Source records:
====================

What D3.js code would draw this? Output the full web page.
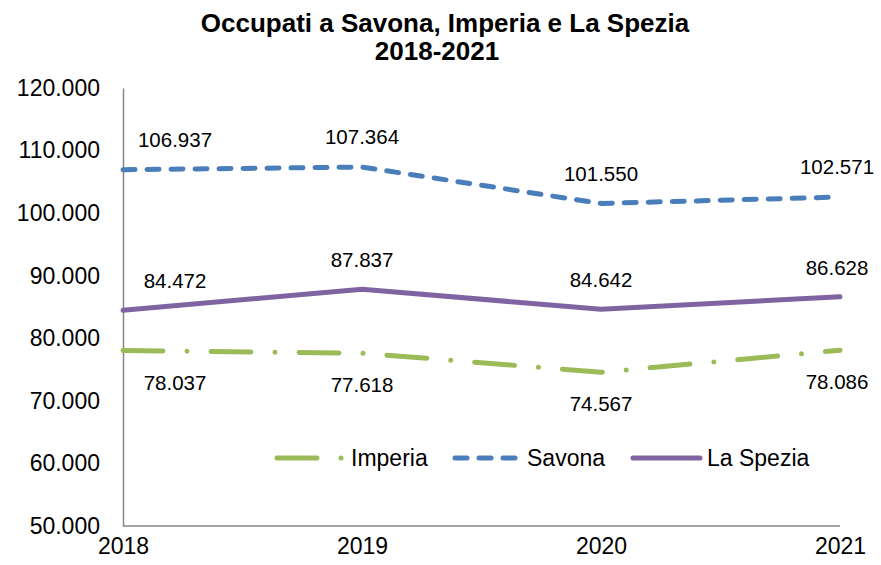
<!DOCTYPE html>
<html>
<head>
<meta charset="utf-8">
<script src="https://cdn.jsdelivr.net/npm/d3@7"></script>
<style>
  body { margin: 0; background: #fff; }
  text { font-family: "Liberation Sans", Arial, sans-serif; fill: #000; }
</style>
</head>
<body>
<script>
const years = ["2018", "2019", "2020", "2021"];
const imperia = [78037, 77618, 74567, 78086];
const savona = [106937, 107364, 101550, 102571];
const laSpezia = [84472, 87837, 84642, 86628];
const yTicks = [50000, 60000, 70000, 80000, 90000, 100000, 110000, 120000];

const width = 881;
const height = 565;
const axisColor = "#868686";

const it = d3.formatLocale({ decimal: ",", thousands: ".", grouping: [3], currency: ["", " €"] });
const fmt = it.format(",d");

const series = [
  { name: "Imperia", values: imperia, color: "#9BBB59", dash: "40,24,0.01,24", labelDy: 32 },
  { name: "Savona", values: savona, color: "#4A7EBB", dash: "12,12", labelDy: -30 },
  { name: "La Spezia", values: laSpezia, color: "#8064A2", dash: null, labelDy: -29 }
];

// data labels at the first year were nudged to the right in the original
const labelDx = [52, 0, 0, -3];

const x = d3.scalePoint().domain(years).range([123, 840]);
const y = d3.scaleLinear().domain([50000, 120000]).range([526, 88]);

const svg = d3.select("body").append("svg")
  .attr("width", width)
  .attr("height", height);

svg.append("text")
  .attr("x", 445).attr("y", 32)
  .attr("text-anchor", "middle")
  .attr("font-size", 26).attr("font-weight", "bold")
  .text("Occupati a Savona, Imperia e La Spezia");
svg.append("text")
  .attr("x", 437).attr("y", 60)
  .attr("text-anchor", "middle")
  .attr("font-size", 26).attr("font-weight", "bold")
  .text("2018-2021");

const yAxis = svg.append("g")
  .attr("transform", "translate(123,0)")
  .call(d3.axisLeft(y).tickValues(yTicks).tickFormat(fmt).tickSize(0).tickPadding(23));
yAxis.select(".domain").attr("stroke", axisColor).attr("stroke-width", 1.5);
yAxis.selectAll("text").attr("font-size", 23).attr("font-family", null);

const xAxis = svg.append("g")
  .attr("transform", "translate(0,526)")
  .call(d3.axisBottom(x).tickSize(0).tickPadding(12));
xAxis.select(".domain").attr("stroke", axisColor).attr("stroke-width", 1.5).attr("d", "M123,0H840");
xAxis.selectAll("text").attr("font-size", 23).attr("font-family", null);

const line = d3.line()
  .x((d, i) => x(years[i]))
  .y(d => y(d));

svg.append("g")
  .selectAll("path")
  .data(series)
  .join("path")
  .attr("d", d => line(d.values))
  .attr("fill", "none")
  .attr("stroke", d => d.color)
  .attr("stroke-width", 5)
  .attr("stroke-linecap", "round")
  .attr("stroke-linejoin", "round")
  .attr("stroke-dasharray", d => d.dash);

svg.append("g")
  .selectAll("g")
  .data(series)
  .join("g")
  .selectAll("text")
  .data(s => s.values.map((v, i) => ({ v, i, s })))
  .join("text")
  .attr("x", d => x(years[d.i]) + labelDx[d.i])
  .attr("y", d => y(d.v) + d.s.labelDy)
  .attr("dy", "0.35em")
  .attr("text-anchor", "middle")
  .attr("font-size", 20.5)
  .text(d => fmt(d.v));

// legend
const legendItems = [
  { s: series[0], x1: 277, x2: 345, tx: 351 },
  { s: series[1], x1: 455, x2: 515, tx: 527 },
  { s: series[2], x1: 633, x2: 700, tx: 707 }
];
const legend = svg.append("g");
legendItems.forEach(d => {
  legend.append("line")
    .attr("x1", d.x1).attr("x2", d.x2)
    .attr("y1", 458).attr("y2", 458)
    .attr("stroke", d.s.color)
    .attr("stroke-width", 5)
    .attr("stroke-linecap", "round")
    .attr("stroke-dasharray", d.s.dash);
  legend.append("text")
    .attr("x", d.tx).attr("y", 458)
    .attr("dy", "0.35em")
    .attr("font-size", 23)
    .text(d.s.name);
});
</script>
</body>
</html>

====================

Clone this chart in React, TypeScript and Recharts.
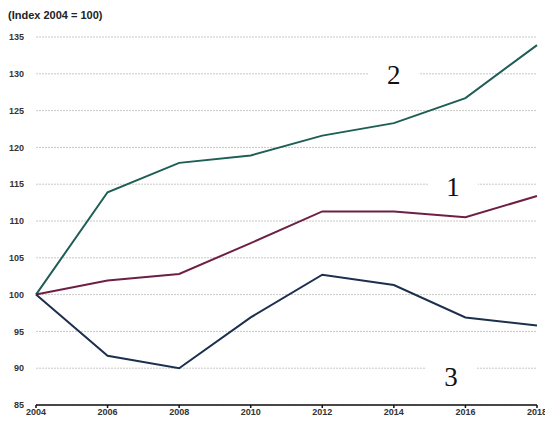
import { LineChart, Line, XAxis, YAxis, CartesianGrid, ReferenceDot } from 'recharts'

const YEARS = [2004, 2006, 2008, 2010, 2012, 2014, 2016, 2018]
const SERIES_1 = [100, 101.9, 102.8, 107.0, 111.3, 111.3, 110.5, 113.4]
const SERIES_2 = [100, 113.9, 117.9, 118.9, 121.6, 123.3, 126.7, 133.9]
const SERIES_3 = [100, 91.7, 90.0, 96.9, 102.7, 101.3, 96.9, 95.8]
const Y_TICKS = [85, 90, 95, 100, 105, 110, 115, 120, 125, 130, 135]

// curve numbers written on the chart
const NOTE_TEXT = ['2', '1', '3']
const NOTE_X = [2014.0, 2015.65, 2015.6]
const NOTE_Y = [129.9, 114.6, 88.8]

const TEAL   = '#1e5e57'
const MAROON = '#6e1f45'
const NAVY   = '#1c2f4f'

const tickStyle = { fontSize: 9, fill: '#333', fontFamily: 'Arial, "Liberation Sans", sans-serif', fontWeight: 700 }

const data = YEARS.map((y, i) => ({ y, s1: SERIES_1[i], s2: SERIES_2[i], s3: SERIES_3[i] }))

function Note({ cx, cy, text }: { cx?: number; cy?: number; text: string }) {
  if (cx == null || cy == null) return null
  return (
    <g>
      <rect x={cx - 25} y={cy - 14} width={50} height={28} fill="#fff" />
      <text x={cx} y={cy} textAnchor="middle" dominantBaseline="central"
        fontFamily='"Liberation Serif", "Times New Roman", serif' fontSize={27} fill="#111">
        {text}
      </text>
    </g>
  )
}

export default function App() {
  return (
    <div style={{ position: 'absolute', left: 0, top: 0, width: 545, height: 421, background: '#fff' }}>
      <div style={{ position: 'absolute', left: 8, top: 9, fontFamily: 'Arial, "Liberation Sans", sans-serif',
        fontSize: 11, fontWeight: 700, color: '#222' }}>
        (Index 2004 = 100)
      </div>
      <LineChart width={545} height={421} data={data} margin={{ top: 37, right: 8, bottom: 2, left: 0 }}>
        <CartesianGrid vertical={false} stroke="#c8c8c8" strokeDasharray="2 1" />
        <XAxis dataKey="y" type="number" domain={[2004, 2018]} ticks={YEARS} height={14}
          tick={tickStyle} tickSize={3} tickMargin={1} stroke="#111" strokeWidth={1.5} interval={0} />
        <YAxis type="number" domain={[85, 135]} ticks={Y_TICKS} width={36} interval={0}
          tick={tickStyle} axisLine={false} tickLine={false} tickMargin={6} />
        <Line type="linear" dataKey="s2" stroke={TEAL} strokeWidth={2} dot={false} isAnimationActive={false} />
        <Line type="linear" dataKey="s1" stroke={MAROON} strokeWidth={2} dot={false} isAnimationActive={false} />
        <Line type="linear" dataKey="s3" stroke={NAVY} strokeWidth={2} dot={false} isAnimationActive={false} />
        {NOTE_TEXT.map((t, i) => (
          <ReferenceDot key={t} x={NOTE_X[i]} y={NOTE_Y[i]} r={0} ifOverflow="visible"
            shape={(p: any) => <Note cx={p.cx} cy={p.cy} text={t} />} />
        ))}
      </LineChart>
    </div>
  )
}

====================

> [SHORT TASK]:
Using the entries above, reproduce word for word only the lines from the one that contains "Clone this chart" to the one that contains "125, 130, 135]", both ends included, and drop every picture.

> [EXERCISE SOLUTION]:
Clone this chart in React, TypeScript and Recharts.
import { LineChart, Line, XAxis, YAxis, CartesianGrid, ReferenceDot } from 'recharts'

const YEARS = [2004, 2006, 2008, 2010, 2012, 2014, 2016, 2018]
const SERIES_1 = [100, 101.9, 102.8, 107.0, 111.3, 111.3, 110.5, 113.4]
const SERIES_2 = [100, 113.9, 117.9, 118.9, 121.6, 123.3, 126.7, 133.9]
const SERIES_3 = [100, 91.7, 90.0, 96.9, 102.7, 101.3, 96.9, 95.8]
const Y_TICKS = [85, 90, 95, 100, 105, 110, 115, 120, 125, 130, 135]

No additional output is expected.